[GIVEN REQUEST] Copy exactly, and only, the lines below from the first through the one containing "y_ticks = list(range(0, 15, 2))", both included; pictures are omitted.

::::::::::

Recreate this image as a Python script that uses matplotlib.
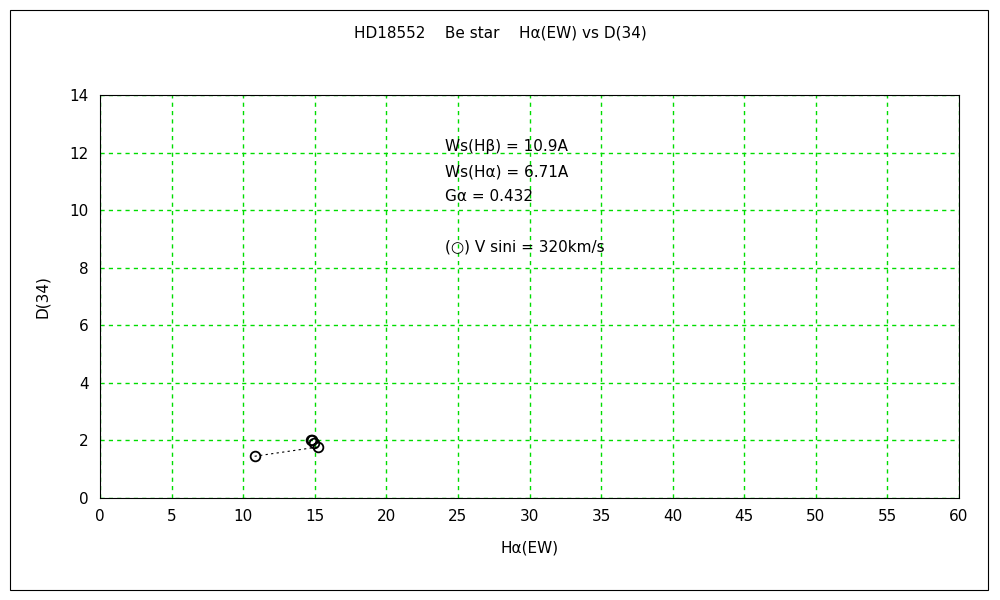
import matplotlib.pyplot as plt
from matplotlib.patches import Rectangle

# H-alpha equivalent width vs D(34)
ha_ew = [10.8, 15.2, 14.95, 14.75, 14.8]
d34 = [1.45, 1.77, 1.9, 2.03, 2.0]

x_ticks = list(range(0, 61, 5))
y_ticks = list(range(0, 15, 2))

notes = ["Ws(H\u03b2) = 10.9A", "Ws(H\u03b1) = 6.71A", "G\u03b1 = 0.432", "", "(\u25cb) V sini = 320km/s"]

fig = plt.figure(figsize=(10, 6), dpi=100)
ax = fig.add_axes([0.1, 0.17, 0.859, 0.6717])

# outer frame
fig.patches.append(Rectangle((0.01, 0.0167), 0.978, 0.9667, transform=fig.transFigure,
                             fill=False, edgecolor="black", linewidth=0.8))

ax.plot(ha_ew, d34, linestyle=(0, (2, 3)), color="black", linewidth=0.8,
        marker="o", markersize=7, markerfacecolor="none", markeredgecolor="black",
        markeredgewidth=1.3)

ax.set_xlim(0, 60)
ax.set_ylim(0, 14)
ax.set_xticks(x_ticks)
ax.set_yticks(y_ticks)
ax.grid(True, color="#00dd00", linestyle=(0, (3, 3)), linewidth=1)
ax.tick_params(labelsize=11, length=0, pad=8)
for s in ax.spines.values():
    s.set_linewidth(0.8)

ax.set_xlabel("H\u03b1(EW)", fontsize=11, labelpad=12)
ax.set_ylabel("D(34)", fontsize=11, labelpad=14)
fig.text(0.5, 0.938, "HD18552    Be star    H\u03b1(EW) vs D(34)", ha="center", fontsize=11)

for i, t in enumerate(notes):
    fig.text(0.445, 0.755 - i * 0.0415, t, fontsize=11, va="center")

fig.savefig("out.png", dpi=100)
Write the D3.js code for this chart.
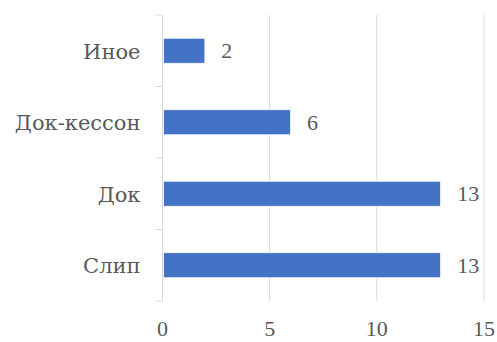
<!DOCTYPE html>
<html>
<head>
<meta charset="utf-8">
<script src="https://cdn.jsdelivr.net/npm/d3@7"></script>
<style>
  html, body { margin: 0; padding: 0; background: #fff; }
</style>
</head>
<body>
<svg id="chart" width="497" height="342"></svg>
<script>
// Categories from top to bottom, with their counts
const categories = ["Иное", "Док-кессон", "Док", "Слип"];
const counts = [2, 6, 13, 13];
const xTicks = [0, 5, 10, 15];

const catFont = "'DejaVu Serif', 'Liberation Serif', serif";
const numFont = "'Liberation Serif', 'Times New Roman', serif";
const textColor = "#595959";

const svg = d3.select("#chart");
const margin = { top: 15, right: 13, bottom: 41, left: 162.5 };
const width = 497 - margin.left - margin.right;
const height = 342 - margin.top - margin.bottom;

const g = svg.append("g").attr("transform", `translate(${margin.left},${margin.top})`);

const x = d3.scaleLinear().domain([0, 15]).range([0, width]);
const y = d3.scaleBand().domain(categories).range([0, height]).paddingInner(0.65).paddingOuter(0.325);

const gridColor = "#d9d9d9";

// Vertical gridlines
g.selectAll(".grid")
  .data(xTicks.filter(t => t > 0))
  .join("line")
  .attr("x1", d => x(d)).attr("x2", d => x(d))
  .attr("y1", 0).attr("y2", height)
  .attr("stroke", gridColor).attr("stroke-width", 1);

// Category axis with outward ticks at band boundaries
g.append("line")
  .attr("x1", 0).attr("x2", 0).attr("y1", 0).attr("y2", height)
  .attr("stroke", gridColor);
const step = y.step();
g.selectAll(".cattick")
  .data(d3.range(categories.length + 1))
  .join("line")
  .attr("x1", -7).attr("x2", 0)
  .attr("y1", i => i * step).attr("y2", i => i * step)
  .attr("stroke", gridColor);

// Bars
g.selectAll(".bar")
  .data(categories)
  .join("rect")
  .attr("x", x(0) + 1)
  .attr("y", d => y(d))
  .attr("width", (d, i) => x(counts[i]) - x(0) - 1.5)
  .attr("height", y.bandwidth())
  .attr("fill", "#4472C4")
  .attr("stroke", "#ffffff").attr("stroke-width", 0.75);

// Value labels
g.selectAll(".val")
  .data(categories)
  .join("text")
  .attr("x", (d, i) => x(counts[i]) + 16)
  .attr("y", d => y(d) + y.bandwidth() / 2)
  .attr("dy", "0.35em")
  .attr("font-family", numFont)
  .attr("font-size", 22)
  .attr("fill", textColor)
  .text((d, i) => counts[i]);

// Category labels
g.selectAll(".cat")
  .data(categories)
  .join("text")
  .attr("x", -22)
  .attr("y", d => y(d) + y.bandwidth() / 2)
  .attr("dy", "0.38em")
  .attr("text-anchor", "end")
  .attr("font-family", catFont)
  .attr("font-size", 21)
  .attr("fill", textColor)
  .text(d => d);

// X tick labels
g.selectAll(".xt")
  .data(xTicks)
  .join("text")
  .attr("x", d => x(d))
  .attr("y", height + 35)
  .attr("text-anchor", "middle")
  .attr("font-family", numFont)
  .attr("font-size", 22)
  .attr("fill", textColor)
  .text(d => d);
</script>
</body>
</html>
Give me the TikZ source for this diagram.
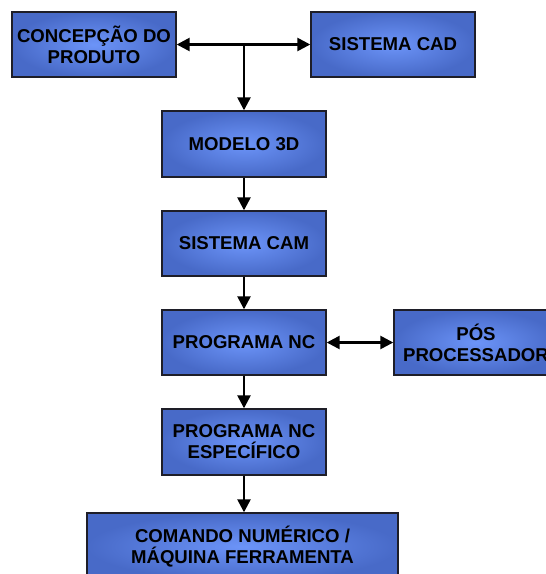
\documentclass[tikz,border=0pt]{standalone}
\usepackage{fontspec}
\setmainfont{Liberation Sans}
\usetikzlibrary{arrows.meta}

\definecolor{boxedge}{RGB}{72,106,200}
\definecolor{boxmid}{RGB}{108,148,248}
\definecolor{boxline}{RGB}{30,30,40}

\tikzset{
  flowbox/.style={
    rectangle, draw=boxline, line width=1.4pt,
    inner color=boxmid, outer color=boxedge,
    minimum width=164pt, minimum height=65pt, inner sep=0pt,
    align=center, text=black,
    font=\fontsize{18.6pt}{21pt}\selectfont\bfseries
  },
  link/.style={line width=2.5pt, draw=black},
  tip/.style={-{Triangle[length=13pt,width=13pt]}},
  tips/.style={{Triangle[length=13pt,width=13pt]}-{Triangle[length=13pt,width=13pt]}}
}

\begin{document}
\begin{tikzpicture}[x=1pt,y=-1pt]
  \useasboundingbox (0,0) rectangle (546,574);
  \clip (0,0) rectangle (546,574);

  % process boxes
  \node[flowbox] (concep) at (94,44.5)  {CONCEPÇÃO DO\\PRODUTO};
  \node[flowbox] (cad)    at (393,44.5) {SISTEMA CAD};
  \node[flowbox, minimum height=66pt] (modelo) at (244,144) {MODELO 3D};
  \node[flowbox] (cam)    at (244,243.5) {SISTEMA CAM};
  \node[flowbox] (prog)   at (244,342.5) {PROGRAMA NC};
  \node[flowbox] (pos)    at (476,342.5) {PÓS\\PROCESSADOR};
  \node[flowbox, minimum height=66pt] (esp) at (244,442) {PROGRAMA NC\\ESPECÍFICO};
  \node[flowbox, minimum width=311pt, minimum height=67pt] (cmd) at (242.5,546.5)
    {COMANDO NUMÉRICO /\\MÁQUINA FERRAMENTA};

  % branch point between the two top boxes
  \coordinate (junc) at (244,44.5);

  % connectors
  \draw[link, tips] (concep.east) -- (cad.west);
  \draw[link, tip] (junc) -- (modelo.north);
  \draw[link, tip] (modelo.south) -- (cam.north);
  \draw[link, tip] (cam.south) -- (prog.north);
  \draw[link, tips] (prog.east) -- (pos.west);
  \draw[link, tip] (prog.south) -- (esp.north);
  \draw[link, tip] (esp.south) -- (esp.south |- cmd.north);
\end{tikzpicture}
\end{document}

::::::::::

[COMPLETE OUTPUT]
Recreate this image as a Python script that uses matplotlib.
import matplotlib.pyplot as plt
from matplotlib.patches import Rectangle

# H-alpha equivalent width vs D(34)
ha_ew = [10.8, 15.2, 14.95, 14.75, 14.8]
d34 = [1.45, 1.77, 1.9, 2.03, 2.0]

x_ticks = list(range(0, 61, 5))
y_ticks = list(range(0, 15, 2))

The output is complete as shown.